Five products on the platform stand out above the rest, not because they are the most famous, but because each one teaches a specific lesson that transfers across almost any project type.
1. Duolingo
The Case for “Play First, Profile Second”
Duolingo’s onboarding is one of the most studied flows in the industry for a reason. The app puts users through a short lesson before asking them to create an account. By the time the signup screen appears, users have already earned XP, completed a task, and seen how the product works. That sequence changes the psychological dynamic entirely. The account creation screen arrives at a moment of momentum rather than a moment of hesitation.
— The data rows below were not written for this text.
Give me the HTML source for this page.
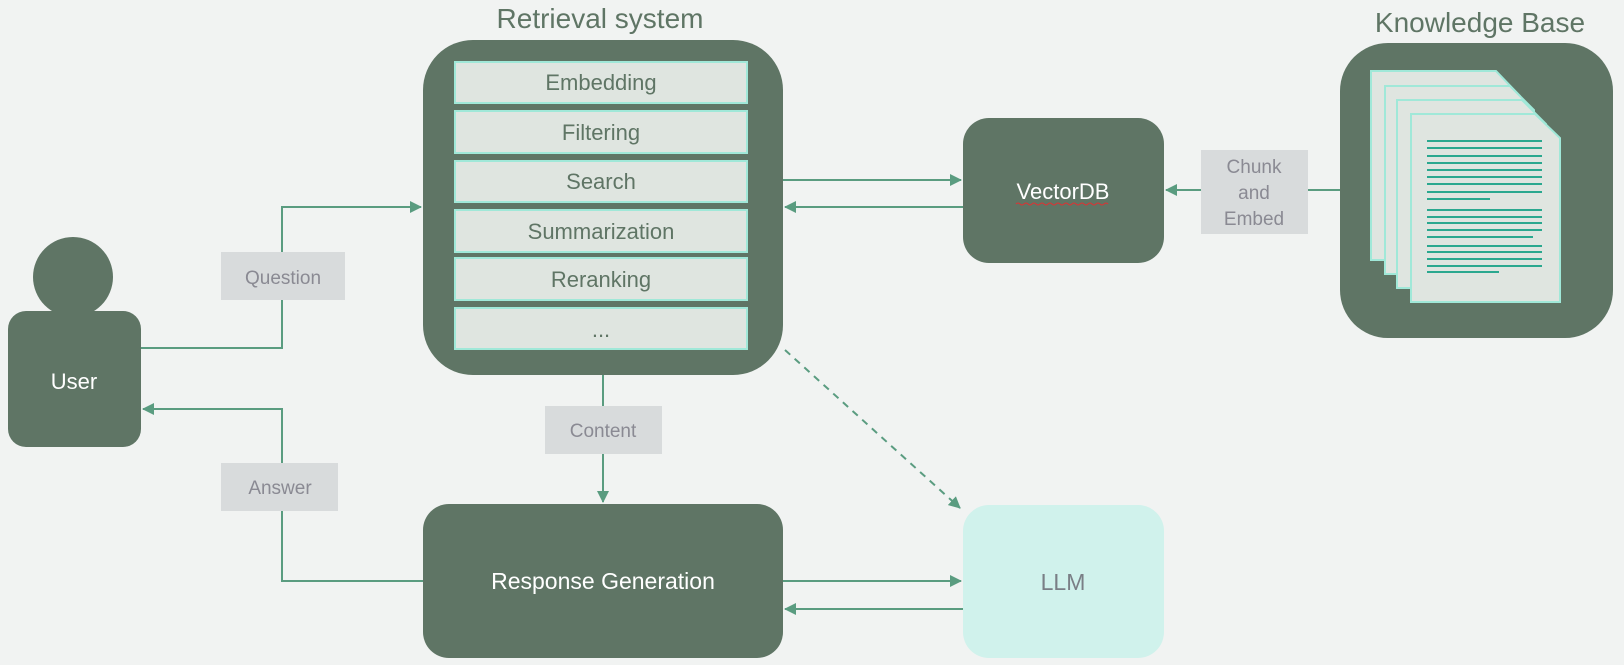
<!DOCTYPE html>
<html><head><meta charset="utf-8"><style>
html,body{margin:0;padding:0;background:#f1f3f2;}
svg{display:block;font-family:"Liberation Sans",sans-serif;}
</style></head><body>
<svg width="1624" height="665" viewBox="0 0 1624 665" xmlns="http://www.w3.org/2000/svg">
<defs>
<marker id="a" markerWidth="12" markerHeight="12" refX="11" refY="6" orient="auto" markerUnits="userSpaceOnUse">
<path d="M0,0 L12,6 L0,12 z" fill="#5a9c80"/></marker>
</defs>
<rect width="1624" height="665" fill="#f1f3f2"/>

<text x="600" y="28" font-size="28" fill="#5f7565" text-anchor="middle">Retrieval system</text>
<text x="1480" y="32" font-size="28" fill="#5f7565" text-anchor="middle">Knowledge Base</text>

<g stroke="#5a9c80" stroke-width="2" fill="none">
<polyline points="141,348 282,348 282,207 421,207" marker-end="url(#a)"/>
<polyline points="423,581 282,581 282,409 143,409" marker-end="url(#a)"/>
<line x1="603" y1="375" x2="603" y2="502" marker-end="url(#a)"/>
<line x1="783" y1="180" x2="961" y2="180" marker-end="url(#a)"/>
<line x1="963" y1="207" x2="785" y2="207" marker-end="url(#a)"/>
<line x1="1340" y1="190" x2="1166" y2="190" marker-end="url(#a)"/>
<line x1="783" y1="581" x2="961" y2="581" marker-end="url(#a)"/>
<line x1="963" y1="609" x2="785" y2="609" marker-end="url(#a)"/>
<line x1="785" y1="350" x2="960" y2="508" stroke-dasharray="7,6" marker-end="url(#a)"/>
</g>

<circle cx="73" cy="277" r="40" fill="#5f7565"/>
<rect x="8" y="311" width="133" height="136" rx="18" fill="#5f7565"/>
<text x="74" y="389" font-size="22" fill="#ffffff" text-anchor="middle">User</text>

<rect x="221" y="252" width="124" height="48" fill="#d8dbdc"/>
<text x="283" y="284" font-size="19" fill="#8a8a93" text-anchor="middle">Question</text>
<rect x="221" y="463" width="117" height="48" fill="#d8dbdc"/>
<text x="280" y="494" font-size="19" fill="#8a8a93" text-anchor="middle">Answer</text>
<rect x="545" y="406" width="117" height="48" fill="#d8dbdc"/>
<text x="603" y="437" font-size="19" fill="#8a8a93" text-anchor="middle">Content</text>
<rect x="1201" y="150" width="107" height="84" fill="#d8dbdc"/>
<text x="1254" y="173" font-size="19" fill="#8a8a93" text-anchor="middle">Chunk</text>
<text x="1254" y="199" font-size="19" fill="#8a8a93" text-anchor="middle">and</text>
<text x="1254" y="225" font-size="19" fill="#8a8a93" text-anchor="middle">Embed</text>

<rect x="423" y="40" width="360" height="335" rx="50" fill="#5f7565"/>
<g fill="#dfe5e0" stroke="#a0e8d8" stroke-width="2">
<rect x="455" y="62" width="292" height="41"/>
<rect x="455" y="111" width="292" height="42"/>
<rect x="455" y="161" width="292" height="41"/>
<rect x="455" y="210" width="292" height="42"/>
<rect x="455" y="258" width="292" height="42"/>
<rect x="455" y="308" width="292" height="41"/>
</g>
<g font-size="22" fill="#5f7565" text-anchor="middle">
<text x="601" y="90">Embedding</text>
<text x="601" y="140">Filtering</text>
<text x="601" y="189">Search</text>
<text x="601" y="239">Summarization</text>
<text x="601" y="287">Reranking</text>
<text x="601" y="337">...</text>
</g>

<rect x="963" y="118" width="201" height="145" rx="26" fill="#5f7565"/>
<text x="1063" y="199" font-size="22" fill="#ffffff" text-anchor="middle">VectorDB</text>
<path d="M1016,204 q2,-2 4,0 t4,0 t4,0 t4,0 t4,0 t4,0 t4,0 t4,0 t4,0 t4,0 t4,0 t4,0 t4,0 t4,0 t4,0 t4,0 t4,0 t4,0 t4,0 t4,0 t4,0 t4,0 t4,0" stroke="#d33" stroke-width="1" fill="none"/>

<rect x="423" y="504" width="360" height="154" rx="26" fill="#5f7565"/>
<text x="603" y="589" font-size="23" fill="#ffffff" text-anchor="middle">Response Generation</text>

<rect x="963" y="505" width="201" height="153" rx="26" fill="#d0f2ec"/>
<text x="1063" y="590" font-size="23" fill="#7a7f86" text-anchor="middle">LLM</text>

<rect x="1340" y="43" width="273" height="295" rx="48" fill="#5f7565"/>
<g fill="#dfe5e0" stroke="#a0e8d8" stroke-width="2">
<path d="M1371,71 L1496,71 L1520,96 L1520,260 L1371,260 z"/>
<path d="M1385,86 L1510,86 L1534,110 L1534,274 L1385,274 z"/>
<path d="M1397,100 L1522,100 L1546,124 L1546,288 L1397,288 z"/>
<path d="M1411,114 L1535,114 L1560,138 L1560,302 L1411,302 z"/>
</g>
<g stroke="#2aa88f" stroke-width="2">
<line x1="1427" y1="141" x2="1542" y2="141"/>
<line x1="1427" y1="148" x2="1542" y2="148"/>
<line x1="1427" y1="156" x2="1542" y2="156"/>
<line x1="1427" y1="163" x2="1542" y2="163"/>
<line x1="1427" y1="170" x2="1542" y2="170"/>
<line x1="1427" y1="177" x2="1542" y2="177"/>
<line x1="1427" y1="184" x2="1542" y2="184"/>
<line x1="1427" y1="192" x2="1542" y2="192"/>
<line x1="1427" y1="199" x2="1490" y2="199"/>
<line x1="1427" y1="210" x2="1542" y2="210"/>
<line x1="1427" y1="217" x2="1542" y2="217"/>
<line x1="1427" y1="223" x2="1542" y2="223"/>
<line x1="1427" y1="230" x2="1542" y2="230"/>
<line x1="1427" y1="237" x2="1533" y2="237"/>
<line x1="1427" y1="246" x2="1542" y2="246"/>
<line x1="1427" y1="252" x2="1542" y2="252"/>
<line x1="1427" y1="259" x2="1542" y2="259"/>
<line x1="1427" y1="266" x2="1542" y2="266"/>
<line x1="1427" y1="272" x2="1499" y2="272"/>
</g>
</svg>
</body></html>
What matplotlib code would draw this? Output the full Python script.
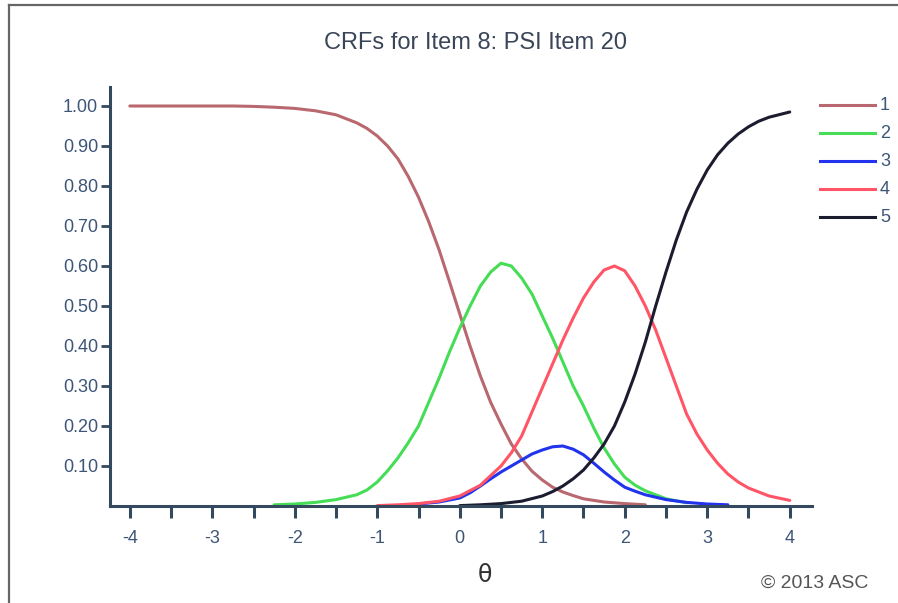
import matplotlib
matplotlib.use("Agg")
import matplotlib.pyplot as plt
from matplotlib.lines import Line2D
from matplotlib.ticker import MultipleLocator, FixedLocator

plt.rcParams['font.family'] = ['Liberation Sans', 'DejaVu Sans']

title = "CRFs for Item 8: PSI Item 20"
series_names = ["1", "2", "3", "4", "5"]
series_colors = ["#b8686e", "#44dd55", "#2233ee", "#ff5566", "#1c1c30"]

# theta grids (per curve) and probabilities
theta1 = [-4.0, -3.5, -3.0, -2.75, -2.5, -2.25, -2.0, -1.75, -1.5, -1.25, -1.125,
          -1.0, -0.875, -0.75, -0.625, -0.5, -0.375, -0.25, -0.125, 0.0, 0.125, 0.25,
          0.375, 0.5, 0.625, 0.75, 0.875, 1.0, 1.125, 1.25, 1.375, 1.5, 1.75, 2.0, 2.25]
p1 = [1.0, 1.0, 1.0, 1.0, 0.999, 0.997, 0.994, 0.988, 0.978, 0.958, 0.944,
      0.925, 0.90, 0.868, 0.824, 0.772, 0.71, 0.64, 0.561, 0.48, 0.40, 0.325,
      0.259, 0.205, 0.155, 0.118, 0.087, 0.065, 0.047, 0.035, 0.026, 0.018, 0.010, 0.006, 0.003]

theta2 = [-2.25, -2.0, -1.75, -1.5, -1.25, -1.125, -1.0, -0.875, -0.75, -0.625, -0.5,
          -0.375, -0.25, -0.125, 0.0, 0.125, 0.25, 0.375, 0.5, 0.625, 0.75, 0.875, 1.0,
          1.125, 1.25, 1.375, 1.5, 1.625, 1.75, 1.875, 2.0, 2.125, 2.25, 2.5, 2.75]
p2 = [0.003, 0.005, 0.009, 0.016, 0.028, 0.04, 0.06, 0.088, 0.12, 0.158, 0.20,
      0.26, 0.32, 0.385, 0.445, 0.50, 0.55, 0.585, 0.607, 0.60, 0.57, 0.53, 0.475,
      0.42, 0.36, 0.30, 0.25, 0.195, 0.145, 0.105, 0.072, 0.052, 0.038, 0.018, 0.008]

theta3 = [-0.5, -0.25, 0.0, 0.125, 0.25, 0.375, 0.5, 0.625, 0.75, 0.875, 1.0, 1.125,
          1.25, 1.375, 1.5, 1.625, 1.75, 1.875, 2.0, 2.125, 2.25, 2.5, 2.75, 3.0, 3.25]
p3 = [0.005, 0.01, 0.02, 0.033, 0.05, 0.068, 0.085, 0.10, 0.115, 0.13, 0.14, 0.148,
      0.15, 0.142, 0.128, 0.107, 0.085, 0.065, 0.047, 0.037, 0.028, 0.016, 0.009, 0.005, 0.003]

theta4 = [-1.0, -0.75, -0.5, -0.25, 0.0, 0.25, 0.5, 0.625, 0.75, 0.875, 1.0, 1.125,
          1.25, 1.375, 1.5, 1.625, 1.75, 1.875, 2.0, 2.125, 2.25, 2.375, 2.5, 2.625,
          2.75, 2.875, 3.0, 3.125, 3.25, 3.375, 3.5, 3.75, 4.0]
p4 = [0.001, 0.003, 0.006, 0.012, 0.025, 0.052, 0.10, 0.133, 0.175, 0.235, 0.295, 0.355,
      0.415, 0.47, 0.52, 0.56, 0.59, 0.60, 0.588, 0.55, 0.50, 0.44, 0.37, 0.30,
      0.23, 0.18, 0.14, 0.107, 0.08, 0.06, 0.045, 0.025, 0.014]

theta5 = [0.0, 0.25, 0.5, 0.75, 1.0, 1.125, 1.25, 1.375, 1.5, 1.625, 1.75, 1.875, 2.0,
          2.125, 2.25, 2.375, 2.5, 2.625, 2.75, 2.875, 3.0, 3.125, 3.25, 3.375, 3.5,
          3.625, 3.75, 4.0]
p5 = [0.001, 0.003, 0.006, 0.012, 0.025, 0.036, 0.05, 0.068, 0.09, 0.12, 0.155, 0.20, 0.26,
      0.33, 0.41, 0.50, 0.585, 0.665, 0.735, 0.792, 0.84, 0.878, 0.907, 0.93, 0.948,
      0.962, 0.972, 0.985]

x_ticks = [-4, -3, -2, -1, 0, 1, 2, 3, 4]
y_ticks = [0.10, 0.20, 0.30, 0.40, 0.50, 0.60, 0.70, 0.80, 0.90, 1.00]

W, H = 898, 603
fig = plt.figure(figsize=(W / 100, H / 100), dpi=100)

axis_color = "#34495e"
label_color = "#3d5577"

ax = fig.add_axes([110 / W, 1 - 506 / H, (812 - 110) / W, (506 - 87) / H])
thetas = [theta1, theta2, theta3, theta4, theta5]
probs = [p1, p2, p3, p4, p5]
for th, p, c in zip(thetas, probs, series_colors):
    ax.plot(th, p, color=c, lw=2.2, solid_capstyle='round', solid_joinstyle='round')

ax.set_xlim(-4.24, 4.27)
ax.set_ylim(0, 1.0475)
for s in ['top', 'right']:
    ax.spines[s].set_visible(False)
for s in ['left', 'bottom']:
    ax.spines[s].set_color(axis_color)
    ax.spines[s].set_linewidth(2.2)

ax.xaxis.set_major_locator(FixedLocator(x_ticks))
ax.xaxis.set_minor_locator(MultipleLocator(0.5))
ax.set_xticklabels([str(v) for v in x_ticks])
ax.yaxis.set_major_locator(FixedLocator(y_ticks))
ax.set_yticklabels([f"{v:.2f}" for v in y_ticks])
ax.tick_params(axis='x', which='both', direction='out', length=8.5, width=2.2,
               color=axis_color, labelsize=13, labelcolor=label_color, pad=9)
ax.tick_params(axis='y', which='major', direction='out', length=6.5, width=2.0,
               color=axis_color, labelsize=13, labelcolor=label_color, pad=2)
ax.patch.set_alpha(0)

fig.text(475 / W, 1 - 43 / H, title, ha='center', va='center', fontsize=17, color="#3a4658")
fig.text(485 / W, 1 - 575 / H, "θ", ha='center', va='center', fontsize=17, color="#333333",
         family=['DejaVu Sans'])
fig.text(868 / W, 1 - 583 / H, "© 2013 ASC", ha='right', va='center', fontsize=14, color="#555555")

# legend
for i, (name, c) in enumerate(zip(series_names, series_colors)):
    y = 1 - (105 + i * 28) / H
    fig.add_artist(Line2D([820 / W, 875 / W], [y, y], color=c, lw=2.2,
                          transform=fig.transFigure))
    fig.text(880 / W, y, name, ha='left', va='center', fontsize=13, color=label_color)

# frame border (top and left visible)
fig.add_artist(Line2D([9 / W, 1.0], [1 - 5 / H, 1 - 5 / H], color="#666666", lw=1.6,
                      transform=fig.transFigure))
fig.add_artist(Line2D([9 / W, 9 / W], [0, 1 - 5 / H], color="#666666", lw=1.6,
                      transform=fig.transFigure))

fig.savefig("out.png", dpi=100)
What designers can take from this:
- Ask for user commitment after delivering value, not before
- Use a progress bar to set expectations across multi-step flows
- Let the product speak before the sign-up form does
The gamification layer, streaks, leaderboards, and daily goals are woven into every interaction rather than added on top. That is worth studying separately from the onboarding, especially for anyone building a product that needs daily engagement.
2. Revolut
The onboarding process with Revolut can be seen as a prime example of how you can successfully work through a frictional area of onboarding without having to lose the user. The required amount of personal information, as well as the requirement to pass some sort of identity verification in order to meet financial regulatory obligations, can create a large barrier to potential users. However, by focusing on one decision at a time, placing compliance copy below the fold instead of blocking the ability to continue to the next step, and providing micro copy like e.g., “Daniel, not Dan” to prevent errors before they occur, Revolut is able to make the experience feel less like going through a large set of bureaucratic forms. Furthermore, users can also access a limited view of the dashboard while their documents are being officially checked; therefore, they aren’t sitting there looking at a loading screen after submitting their identification.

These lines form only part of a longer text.